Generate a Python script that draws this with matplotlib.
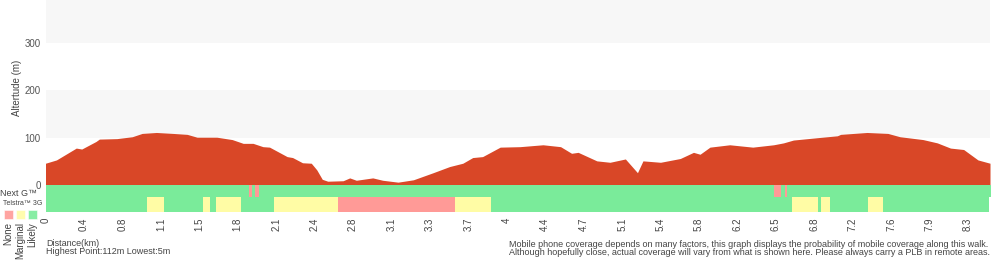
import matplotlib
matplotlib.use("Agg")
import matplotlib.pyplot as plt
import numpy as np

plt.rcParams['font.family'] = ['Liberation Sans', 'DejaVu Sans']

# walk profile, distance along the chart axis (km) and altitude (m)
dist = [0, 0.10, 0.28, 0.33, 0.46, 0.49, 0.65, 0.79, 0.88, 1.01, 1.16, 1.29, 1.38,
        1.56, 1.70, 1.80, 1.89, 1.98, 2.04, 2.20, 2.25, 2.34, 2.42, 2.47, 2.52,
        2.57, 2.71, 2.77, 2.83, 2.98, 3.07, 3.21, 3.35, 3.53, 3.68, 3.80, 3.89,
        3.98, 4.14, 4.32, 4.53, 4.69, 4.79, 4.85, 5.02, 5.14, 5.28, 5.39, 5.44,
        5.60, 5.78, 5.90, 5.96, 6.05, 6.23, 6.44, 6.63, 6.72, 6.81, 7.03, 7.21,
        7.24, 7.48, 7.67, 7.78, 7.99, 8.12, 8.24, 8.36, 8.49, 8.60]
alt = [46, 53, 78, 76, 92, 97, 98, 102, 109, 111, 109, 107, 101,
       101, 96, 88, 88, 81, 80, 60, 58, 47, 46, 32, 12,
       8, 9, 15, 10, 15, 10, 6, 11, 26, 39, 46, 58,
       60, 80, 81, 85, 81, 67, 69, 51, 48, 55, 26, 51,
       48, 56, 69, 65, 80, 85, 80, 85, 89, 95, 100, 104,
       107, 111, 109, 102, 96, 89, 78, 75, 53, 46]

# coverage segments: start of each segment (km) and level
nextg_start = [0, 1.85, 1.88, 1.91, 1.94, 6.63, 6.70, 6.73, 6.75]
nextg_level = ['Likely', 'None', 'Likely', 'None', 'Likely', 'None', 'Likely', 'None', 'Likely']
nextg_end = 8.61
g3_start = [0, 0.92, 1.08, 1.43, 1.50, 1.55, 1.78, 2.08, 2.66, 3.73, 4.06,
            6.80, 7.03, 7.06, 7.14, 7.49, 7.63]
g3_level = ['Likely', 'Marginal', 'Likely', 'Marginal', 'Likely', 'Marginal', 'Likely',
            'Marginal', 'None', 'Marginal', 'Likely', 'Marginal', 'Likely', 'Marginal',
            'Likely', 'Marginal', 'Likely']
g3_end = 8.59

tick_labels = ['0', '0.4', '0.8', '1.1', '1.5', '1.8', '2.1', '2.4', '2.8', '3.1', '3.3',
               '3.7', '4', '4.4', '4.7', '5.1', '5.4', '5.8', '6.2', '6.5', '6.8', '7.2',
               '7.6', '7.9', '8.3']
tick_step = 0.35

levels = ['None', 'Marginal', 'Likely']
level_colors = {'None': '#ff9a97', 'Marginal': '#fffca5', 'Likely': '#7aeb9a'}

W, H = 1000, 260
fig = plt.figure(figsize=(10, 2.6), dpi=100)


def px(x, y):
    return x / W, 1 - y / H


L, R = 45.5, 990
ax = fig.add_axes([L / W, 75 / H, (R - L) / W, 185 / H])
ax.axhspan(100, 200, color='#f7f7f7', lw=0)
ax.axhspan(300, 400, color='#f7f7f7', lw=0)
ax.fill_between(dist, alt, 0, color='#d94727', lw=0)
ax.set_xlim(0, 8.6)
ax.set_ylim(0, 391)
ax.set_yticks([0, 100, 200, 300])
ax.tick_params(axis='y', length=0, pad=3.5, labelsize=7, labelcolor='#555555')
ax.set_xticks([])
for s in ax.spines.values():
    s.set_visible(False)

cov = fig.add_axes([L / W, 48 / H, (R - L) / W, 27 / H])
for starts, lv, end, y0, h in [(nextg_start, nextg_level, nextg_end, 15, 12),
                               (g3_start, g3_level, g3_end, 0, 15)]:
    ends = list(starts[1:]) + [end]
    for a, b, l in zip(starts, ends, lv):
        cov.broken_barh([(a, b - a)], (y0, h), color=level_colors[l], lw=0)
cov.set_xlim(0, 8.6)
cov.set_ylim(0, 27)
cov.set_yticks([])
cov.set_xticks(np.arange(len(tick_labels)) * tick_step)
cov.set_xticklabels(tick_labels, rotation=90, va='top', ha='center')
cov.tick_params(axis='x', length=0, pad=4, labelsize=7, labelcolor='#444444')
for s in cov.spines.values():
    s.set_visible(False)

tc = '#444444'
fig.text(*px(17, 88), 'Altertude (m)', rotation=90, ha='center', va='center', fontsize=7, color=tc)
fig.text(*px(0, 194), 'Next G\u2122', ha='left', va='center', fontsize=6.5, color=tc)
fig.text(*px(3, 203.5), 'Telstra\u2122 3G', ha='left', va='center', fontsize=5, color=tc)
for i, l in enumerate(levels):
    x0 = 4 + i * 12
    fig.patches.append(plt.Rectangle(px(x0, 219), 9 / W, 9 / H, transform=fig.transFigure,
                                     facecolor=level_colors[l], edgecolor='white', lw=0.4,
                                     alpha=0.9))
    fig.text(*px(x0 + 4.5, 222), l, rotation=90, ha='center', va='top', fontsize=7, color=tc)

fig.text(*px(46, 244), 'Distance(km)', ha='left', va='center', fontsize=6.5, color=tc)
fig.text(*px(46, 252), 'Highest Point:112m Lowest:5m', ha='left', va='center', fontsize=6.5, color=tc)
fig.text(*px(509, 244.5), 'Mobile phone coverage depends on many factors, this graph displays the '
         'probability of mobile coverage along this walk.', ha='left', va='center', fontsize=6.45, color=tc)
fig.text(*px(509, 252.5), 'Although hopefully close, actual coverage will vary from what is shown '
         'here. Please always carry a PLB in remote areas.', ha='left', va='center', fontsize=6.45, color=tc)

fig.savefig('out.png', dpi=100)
◇ ◇ ◇ ◇
▶ [Exercise instructions] Quote the preceding listing precisely and completely, omitting its images.

▶ [The completed task]
Generate a Python script that draws this with matplotlib.
import matplotlib
matplotlib.use("Agg")
import matplotlib.pyplot as plt
import numpy as np

plt.rcParams['font.family'] = ['Liberation Sans', 'DejaVu Sans']

# walk profile, distance along the chart axis (km) and altitude (m)
dist = [0, 0.10, 0.28, 0.33, 0.46, 0.49, 0.65, 0.79, 0.88, 1.01, 1.16, 1.29, 1.38,
        1.56, 1.70, 1.80, 1.89, 1.98, 2.04, 2.20, 2.25, 2.34, 2.42, 2.47, 2.52,
        2.57, 2.71, 2.77, 2.83, 2.98, 3.07, 3.21, 3.35, 3.53, 3.68, 3.80, 3.89,
        3.98, 4.14, 4.32, 4.53, 4.69, 4.79, 4.85, 5.02, 5.14, 5.28, 5.39, 5.44,
        5.60, 5.78, 5.90, 5.96, 6.05, 6.23, 6.44, 6.63, 6.72, 6.81, 7.03, 7.21,
        7.24, 7.48, 7.67, 7.78, 7.99, 8.12, 8.24, 8.36, 8.49, 8.60]
alt = [46, 53, 78, 76, 92, 97, 98, 102, 109, 111, 109, 107, 101,
       101, 96, 88, 88, 81, 80, 60, 58, 47, 46, 32, 12,
       8, 9, 15, 10, 15, 10, 6, 11, 26, 39, 46, 58,
       60, 80, 81, 85, 81, 67, 69, 51, 48, 55, 26, 51,
       48, 56, 69, 65, 80, 85, 80, 85, 89, 95, 100, 104,
       107, 111, 109, 102, 96, 89, 78, 75, 53, 46]

# coverage segments: start of each segment (km) and level
nextg_start = [0, 1.85, 1.88, 1.91, 1.94, 6.63, 6.70, 6.73, 6.75]
nextg_level = ['Likely', 'None', 'Likely', 'None', 'Likely', 'None', 'Likely', 'None', 'Likely']
nextg_end = 8.61
g3_start = [0, 0.92, 1.08, 1.43, 1.50, 1.55, 1.78, 2.08, 2.66, 3.73, 4.06,
            6.80, 7.03, 7.06, 7.14, 7.49, 7.63]
g3_level = ['Likely', 'Marginal', 'Likely', 'Marginal', 'Likely', 'Marginal', 'Likely',
            'Marginal', 'None', 'Marginal', 'Likely', 'Marginal', 'Likely', 'Marginal',
            'Likely', 'Marginal', 'Likely']
g3_end = 8.59

tick_labels = ['0', '0.4', '0.8', '1.1', '1.5', '1.8', '2.1', '2.4', '2.8', '3.1', '3.3',
               '3.7', '4', '4.4', '4.7', '5.1', '5.4', '5.8', '6.2', '6.5', '6.8', '7.2',
               '7.6', '7.9', '8.3']
tick_step = 0.35

levels = ['None', 'Marginal', 'Likely']
level_colors = {'None': '#ff9a97', 'Marginal': '#fffca5', 'Likely': '#7aeb9a'}

W, H = 1000, 260
fig = plt.figure(figsize=(10, 2.6), dpi=100)


def px(x, y):
    return x / W, 1 - y / H


L, R = 45.5, 990
ax = fig.add_axes([L / W, 75 / H, (R - L) / W, 185 / H])
ax.axhspan(100, 200, color='#f7f7f7', lw=0)
ax.axhspan(300, 400, color='#f7f7f7', lw=0)
ax.fill_between(dist, alt, 0, color='#d94727', lw=0)
ax.set_xlim(0, 8.6)
ax.set_ylim(0, 391)
ax.set_yticks([0, 100, 200, 300])
ax.tick_params(axis='y', length=0, pad=3.5, labelsize=7, labelcolor='#555555')
ax.set_xticks([])
for s in ax.spines.values():
    s.set_visible(False)

cov = fig.add_axes([L / W, 48 / H, (R - L) / W, 27 / H])
for starts, lv, end, y0, h in [(nextg_start, nextg_level, nextg_end, 15, 12),
                               (g3_start, g3_level, g3_end, 0, 15)]:
    ends = list(starts[1:]) + [end]
    for a, b, l in zip(starts, ends, lv):
        cov.broken_barh([(a, b - a)], (y0, h), color=level_colors[l], lw=0)
cov.set_xlim(0, 8.6)
cov.set_ylim(0, 27)
cov.set_yticks([])
cov.set_xticks(np.arange(len(tick_labels)) * tick_step)
cov.set_xticklabels(tick_labels, rotation=90, va='top', ha='center')
cov.tick_params(axis='x', length=0, pad=4, labelsize=7, labelcolor='#444444')
for s in cov.spines.values():
    s.set_visible(False)

tc = '#444444'
fig.text(*px(17, 88), 'Altertude (m)', rotation=90, ha='center', va='center', fontsize=7, color=tc)
fig.text(*px(0, 194), 'Next G\u2122', ha='left', va='center', fontsize=6.5, color=tc)
fig.text(*px(3, 203.5), 'Telstra\u2122 3G', ha='left', va='center', fontsize=5, color=tc)
for i, l in enumerate(levels):
    x0 = 4 + i * 12
    fig.patches.append(plt.Rectangle(px(x0, 219), 9 / W, 9 / H, transform=fig.transFigure,
                                     facecolor=level_colors[l], edgecolor='white', lw=0.4,
                                     alpha=0.9))
    fig.text(*px(x0 + 4.5, 222), l, rotation=90, ha='center', va='top', fontsize=7, color=tc)

fig.text(*px(46, 244), 'Distance(km)', ha='left', va='center', fontsize=6.5, color=tc)
fig.text(*px(46, 252), 'Highest Point:112m Lowest:5m', ha='left', va='center', fontsize=6.5, color=tc)
fig.text(*px(509, 244.5), 'Mobile phone coverage depends on many factors, this graph displays the '
         'probability of mobile coverage along this walk.', ha='left', va='center', fontsize=6.45, color=tc)
fig.text(*px(509, 252.5), 'Although hopefully close, actual coverage will vary from what is shown '
         'here. Please always carry a PLB in remote areas.', ha='left', va='center', fontsize=6.45, color=tc)

fig.savefig('out.png', dpi=100)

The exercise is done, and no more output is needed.